» **Stated problem**: Keep every line where the word "that" appears; drop the rest.

(Records contained in a dataset)
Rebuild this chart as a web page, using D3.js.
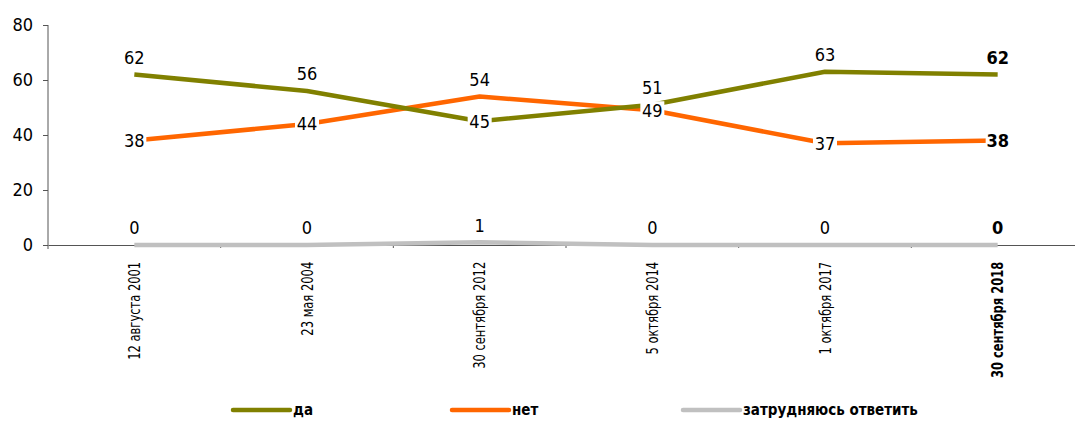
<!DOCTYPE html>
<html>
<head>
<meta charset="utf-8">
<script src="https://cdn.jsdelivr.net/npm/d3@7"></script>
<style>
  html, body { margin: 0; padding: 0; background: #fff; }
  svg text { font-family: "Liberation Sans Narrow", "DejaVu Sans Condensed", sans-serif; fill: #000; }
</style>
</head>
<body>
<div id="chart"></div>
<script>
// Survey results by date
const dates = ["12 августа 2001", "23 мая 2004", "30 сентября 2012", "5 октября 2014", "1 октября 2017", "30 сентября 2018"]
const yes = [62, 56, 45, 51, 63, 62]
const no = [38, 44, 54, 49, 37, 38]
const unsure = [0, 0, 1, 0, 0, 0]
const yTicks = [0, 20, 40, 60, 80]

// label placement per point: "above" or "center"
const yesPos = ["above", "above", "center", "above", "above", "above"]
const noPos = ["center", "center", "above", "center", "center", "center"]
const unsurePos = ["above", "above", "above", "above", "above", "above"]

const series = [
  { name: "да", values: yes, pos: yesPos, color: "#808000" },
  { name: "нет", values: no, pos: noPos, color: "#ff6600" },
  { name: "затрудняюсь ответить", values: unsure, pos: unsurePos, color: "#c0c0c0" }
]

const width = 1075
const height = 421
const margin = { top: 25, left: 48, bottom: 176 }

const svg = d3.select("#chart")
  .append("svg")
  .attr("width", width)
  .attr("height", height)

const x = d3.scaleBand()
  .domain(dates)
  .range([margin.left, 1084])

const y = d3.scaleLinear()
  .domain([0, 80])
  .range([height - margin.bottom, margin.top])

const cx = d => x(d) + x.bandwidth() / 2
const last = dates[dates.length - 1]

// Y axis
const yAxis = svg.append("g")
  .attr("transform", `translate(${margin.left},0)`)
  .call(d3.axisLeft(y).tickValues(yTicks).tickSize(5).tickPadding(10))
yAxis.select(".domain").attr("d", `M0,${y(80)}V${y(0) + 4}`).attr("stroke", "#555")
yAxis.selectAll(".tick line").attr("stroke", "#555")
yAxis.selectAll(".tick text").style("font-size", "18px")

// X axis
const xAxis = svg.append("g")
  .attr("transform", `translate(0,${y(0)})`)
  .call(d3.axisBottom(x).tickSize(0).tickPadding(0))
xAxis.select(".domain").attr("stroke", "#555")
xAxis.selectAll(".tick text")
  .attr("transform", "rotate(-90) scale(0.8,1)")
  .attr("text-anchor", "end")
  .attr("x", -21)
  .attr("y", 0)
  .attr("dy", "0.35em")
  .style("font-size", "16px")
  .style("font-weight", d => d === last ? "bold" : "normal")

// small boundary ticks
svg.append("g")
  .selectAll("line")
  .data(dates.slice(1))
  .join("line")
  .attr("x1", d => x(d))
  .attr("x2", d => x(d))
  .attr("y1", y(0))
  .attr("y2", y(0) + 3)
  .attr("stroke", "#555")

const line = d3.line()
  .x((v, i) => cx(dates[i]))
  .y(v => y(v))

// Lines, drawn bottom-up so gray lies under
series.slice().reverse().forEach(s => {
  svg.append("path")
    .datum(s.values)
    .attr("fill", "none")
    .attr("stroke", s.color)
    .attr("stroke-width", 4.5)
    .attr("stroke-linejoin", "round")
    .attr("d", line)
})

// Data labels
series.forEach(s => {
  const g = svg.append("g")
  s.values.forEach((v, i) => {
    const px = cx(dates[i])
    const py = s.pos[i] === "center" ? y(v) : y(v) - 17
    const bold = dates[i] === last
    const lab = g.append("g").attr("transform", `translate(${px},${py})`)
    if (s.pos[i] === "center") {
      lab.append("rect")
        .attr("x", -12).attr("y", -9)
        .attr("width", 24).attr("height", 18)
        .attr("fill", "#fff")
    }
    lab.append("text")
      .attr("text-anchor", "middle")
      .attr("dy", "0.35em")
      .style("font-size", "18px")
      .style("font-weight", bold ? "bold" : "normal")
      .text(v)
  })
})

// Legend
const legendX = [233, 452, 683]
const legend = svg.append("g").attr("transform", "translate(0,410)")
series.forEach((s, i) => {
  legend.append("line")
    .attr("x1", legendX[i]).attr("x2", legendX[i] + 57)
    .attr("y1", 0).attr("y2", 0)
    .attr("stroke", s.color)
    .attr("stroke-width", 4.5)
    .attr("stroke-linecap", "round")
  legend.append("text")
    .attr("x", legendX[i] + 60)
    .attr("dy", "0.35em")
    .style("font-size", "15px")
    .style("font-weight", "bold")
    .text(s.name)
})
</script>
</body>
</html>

* * *

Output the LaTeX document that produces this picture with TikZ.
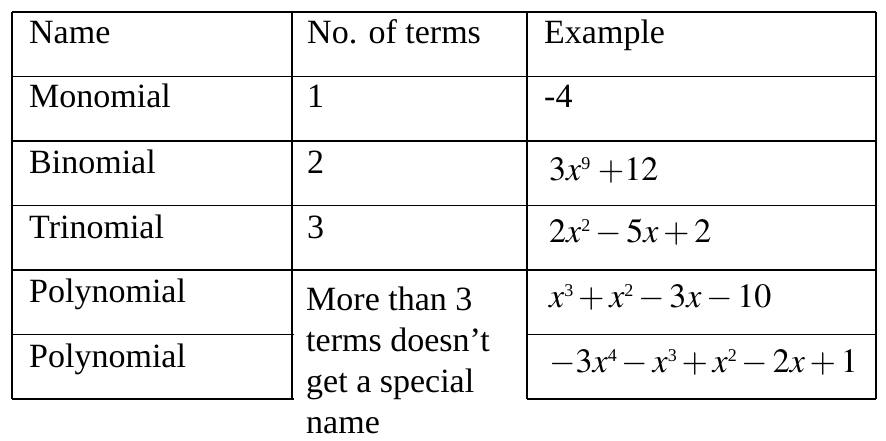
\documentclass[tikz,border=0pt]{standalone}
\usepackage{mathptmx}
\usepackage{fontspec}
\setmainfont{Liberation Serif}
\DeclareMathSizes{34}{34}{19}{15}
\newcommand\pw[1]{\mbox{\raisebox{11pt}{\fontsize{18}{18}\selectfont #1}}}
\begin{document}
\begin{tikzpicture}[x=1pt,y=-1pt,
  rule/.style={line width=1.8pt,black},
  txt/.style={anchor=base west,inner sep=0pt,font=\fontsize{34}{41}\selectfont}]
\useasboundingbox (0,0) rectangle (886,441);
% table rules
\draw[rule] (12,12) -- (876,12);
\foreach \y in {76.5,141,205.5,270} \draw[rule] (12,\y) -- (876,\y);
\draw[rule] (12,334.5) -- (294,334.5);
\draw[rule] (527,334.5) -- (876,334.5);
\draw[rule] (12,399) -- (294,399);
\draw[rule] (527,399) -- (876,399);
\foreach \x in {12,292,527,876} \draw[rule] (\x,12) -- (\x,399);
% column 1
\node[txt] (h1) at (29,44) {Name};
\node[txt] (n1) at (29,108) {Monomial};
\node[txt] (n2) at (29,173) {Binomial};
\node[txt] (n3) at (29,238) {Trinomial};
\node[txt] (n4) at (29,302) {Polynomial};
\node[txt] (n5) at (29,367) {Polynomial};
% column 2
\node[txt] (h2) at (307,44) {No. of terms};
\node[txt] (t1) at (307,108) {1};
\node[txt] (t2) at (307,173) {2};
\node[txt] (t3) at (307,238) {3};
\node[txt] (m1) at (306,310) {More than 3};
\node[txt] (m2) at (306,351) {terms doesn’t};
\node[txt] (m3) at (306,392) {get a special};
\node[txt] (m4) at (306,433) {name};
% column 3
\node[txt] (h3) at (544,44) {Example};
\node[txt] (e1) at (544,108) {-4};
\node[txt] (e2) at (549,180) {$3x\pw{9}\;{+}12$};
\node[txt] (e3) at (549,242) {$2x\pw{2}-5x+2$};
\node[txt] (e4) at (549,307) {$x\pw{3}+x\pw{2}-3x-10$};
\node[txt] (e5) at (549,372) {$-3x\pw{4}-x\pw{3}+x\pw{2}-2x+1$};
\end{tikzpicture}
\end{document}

...

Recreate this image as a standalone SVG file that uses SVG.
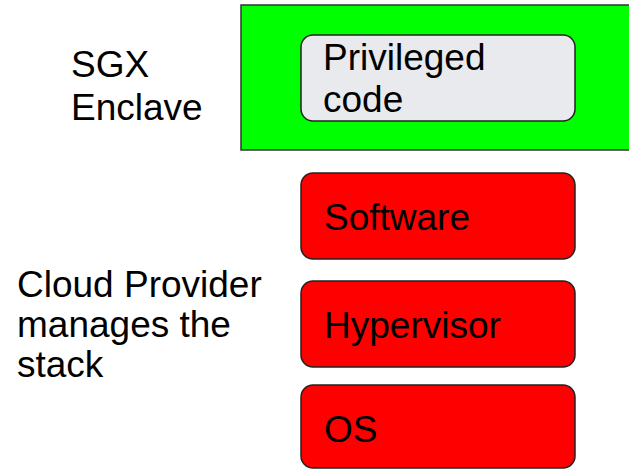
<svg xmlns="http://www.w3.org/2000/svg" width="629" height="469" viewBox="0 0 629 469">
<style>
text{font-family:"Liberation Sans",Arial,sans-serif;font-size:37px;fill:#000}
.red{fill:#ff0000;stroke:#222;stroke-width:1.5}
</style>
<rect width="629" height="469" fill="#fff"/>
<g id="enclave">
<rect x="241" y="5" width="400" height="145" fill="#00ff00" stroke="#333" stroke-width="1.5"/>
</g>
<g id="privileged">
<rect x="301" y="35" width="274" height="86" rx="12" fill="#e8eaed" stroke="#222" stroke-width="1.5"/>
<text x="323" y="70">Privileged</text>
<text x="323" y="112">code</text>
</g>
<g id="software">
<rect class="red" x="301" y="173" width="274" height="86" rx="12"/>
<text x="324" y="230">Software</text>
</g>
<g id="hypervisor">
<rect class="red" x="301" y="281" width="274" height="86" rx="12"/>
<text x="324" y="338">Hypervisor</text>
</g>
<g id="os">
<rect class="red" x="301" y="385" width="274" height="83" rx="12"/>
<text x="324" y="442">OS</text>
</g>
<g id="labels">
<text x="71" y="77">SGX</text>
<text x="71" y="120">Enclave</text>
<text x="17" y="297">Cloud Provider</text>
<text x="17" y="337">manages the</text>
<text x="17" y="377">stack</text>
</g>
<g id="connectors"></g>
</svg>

» **Exercise response**:
Output the LaTeX document that produces this picture with TikZ.
Recreate this image as a standalone SVG file that uses SVG.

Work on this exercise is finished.